Task goal:
Please transcribe the listing below in full and word for word, without its pictures.

# Start of Recorded information

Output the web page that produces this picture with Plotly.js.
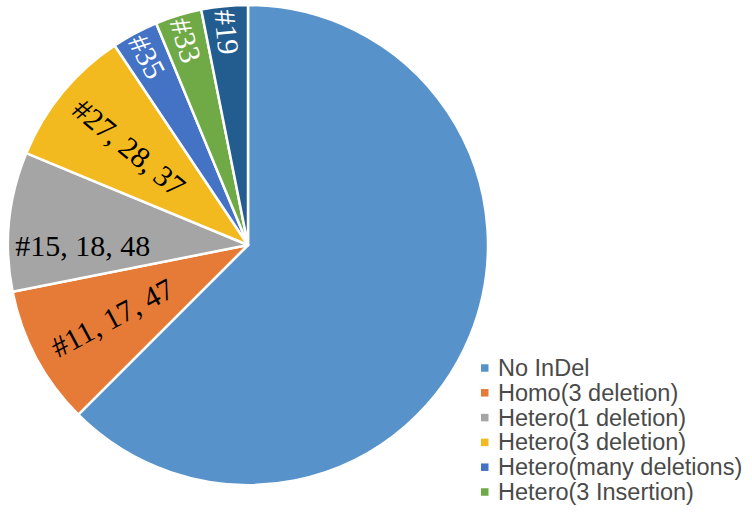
<!DOCTYPE html>
<html>
<head>
<meta charset="utf-8">
<script src="https://cdn.plot.ly/plotly-3.0.1.min.js"></script>
<style>html,body{margin:0;padding:0;background:#fff;}#chart{width:752px;height:512px;}</style>
</head>
<body>
<div id="chart"></div>
<script>
// Data
const labels = ["No InDel", "Homo(3 deletion)", "Hetero(1 deletion)", "Hetero(3 deletion)", "Hetero(many deletions)", "Hetero(3 Insertion)", "Other"];
const values = [20, 3, 3, 3, 1, 1, 1];
const sliceText = ["", "#11, 17, 47", "#15, 18, 48", "#27, 28, 37", "#35", "#33", "#19"];
const colors = ["#5793CA", "#E57B36", "#A5A5A5", "#F2BA1F", "#4472C4", "#6FAA46", "#235C8E"];
const textColors = ["#000000", "#000000", "#000000", "#000000", "#FFFFFF", "#FFFFFF", "#FFFFFF"];
const legendCount = 6;

const W = 752, H = 512;
const px = v => v / W, py = v => 1 - v / H;

const trace = {
  type: "pie",
  labels: labels,
  values: values,
  text: sliceText,
  textinfo: "text",
  textposition: "inside",
  insidetextorientation: "radial",
  insidetextfont: {family: "Liberation Serif, Times New Roman, serif", size: 30, color: textColors},
  sort: false,
  direction: "clockwise",
  rotation: 0,
  marker: {colors: colors, line: {color: "#FFFFFF", width: 2.5}},
  hoverinfo: "label+value",
  showlegend: false,
  domain: {x: [px(8), px(488)], y: [py(485), py(5)]}
};

const shapes = [], annotations = [];
for (let i = 0; i < legendCount; i++) {
  const yc = 368 + i * 24.8;
  shapes.push({type: "rect", xref: "paper", yref: "paper",
    x0: px(481), x1: px(488.5), y0: py(yc + 3.75), y1: py(yc - 3.75),
    fillcolor: colors[i], line: {width: 0}});
  annotations.push({xref: "paper", yref: "paper", x: px(496), y: py(yc),
    xanchor: "left", yanchor: "middle", showarrow: false, text: labels[i],
    font: {family: "Liberation Sans, Arial, sans-serif", size: 23.5, color: "#4A4A4A"}});
}

const layout = {
  width: W, height: H,
  margin: {l: 0, r: 0, t: 0, b: 0},
  paper_bgcolor: "#FFFFFF",
  showlegend: false,
  shapes: shapes,
  annotations: annotations
};

Plotly.newPlot("chart", [trace], layout, {displayModeBar: false, staticPlot: true});
</script>
</body>
</html>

# End of Recorded information

Answer to the problem:
Output the web page that produces this picture with Plotly.js.
<!DOCTYPE html>
<html>
<head>
<meta charset="utf-8">
<script src="https://cdn.plot.ly/plotly-3.0.1.min.js"></script>
<style>html,body{margin:0;padding:0;background:#fff;}#chart{width:752px;height:512px;}</style>
</head>
<body>
<div id="chart"></div>
<script>
// Data
const labels = ["No InDel", "Homo(3 deletion)", "Hetero(1 deletion)", "Hetero(3 deletion)", "Hetero(many deletions)", "Hetero(3 Insertion)", "Other"];
const values = [20, 3, 3, 3, 1, 1, 1];
const sliceText = ["", "#11, 17, 47", "#15, 18, 48", "#27, 28, 37", "#35", "#33", "#19"];
const colors = ["#5793CA", "#E57B36", "#A5A5A5", "#F2BA1F", "#4472C4", "#6FAA46", "#235C8E"];
const textColors = ["#000000", "#000000", "#000000", "#000000", "#FFFFFF", "#FFFFFF", "#FFFFFF"];
const legendCount = 6;

const W = 752, H = 512;
const px = v => v / W, py = v => 1 - v / H;

const trace = {
  type: "pie",
  labels: labels,
  values: values,
  text: sliceText,
  textinfo: "text",
  textposition: "inside",
  insidetextorientation: "radial",
  insidetextfont: {family: "Liberation Serif, Times New Roman, serif", size: 30, color: textColors},
  sort: false,
  direction: "clockwise",
  rotation: 0,
  marker: {colors: colors, line: {color: "#FFFFFF", width: 2.5}},
  hoverinfo: "label+value",
  showlegend: false,
  domain: {x: [px(8), px(488)], y: [py(485), py(5)]}
};

const shapes = [], annotations = [];
for (let i = 0; i < legendCount; i++) {
  const yc = 368 + i * 24.8;
  shapes.push({type: "rect", xref: "paper", yref: "paper",
    x0: px(481), x1: px(488.5), y0: py(yc + 3.75), y1: py(yc - 3.75),
    fillcolor: colors[i], line: {width: 0}});
  annotations.push({xref: "paper", yref: "paper", x: px(496), y: py(yc),
    xanchor: "left", yanchor: "middle", showarrow: false, text: labels[i],
    font: {family: "Liberation Sans, Arial, sans-serif", size: 23.5, color: "#4A4A4A"}});
}

const layout = {
  width: W, height: H,
  margin: {l: 0, r: 0, t: 0, b: 0},
  paper_bgcolor: "#FFFFFF",
  showlegend: false,
  shapes: shapes,
  annotations: annotations
};

Plotly.newPlot("chart", [trace], layout, {displayModeBar: false, staticPlot: true});
</script>
</body>
</html>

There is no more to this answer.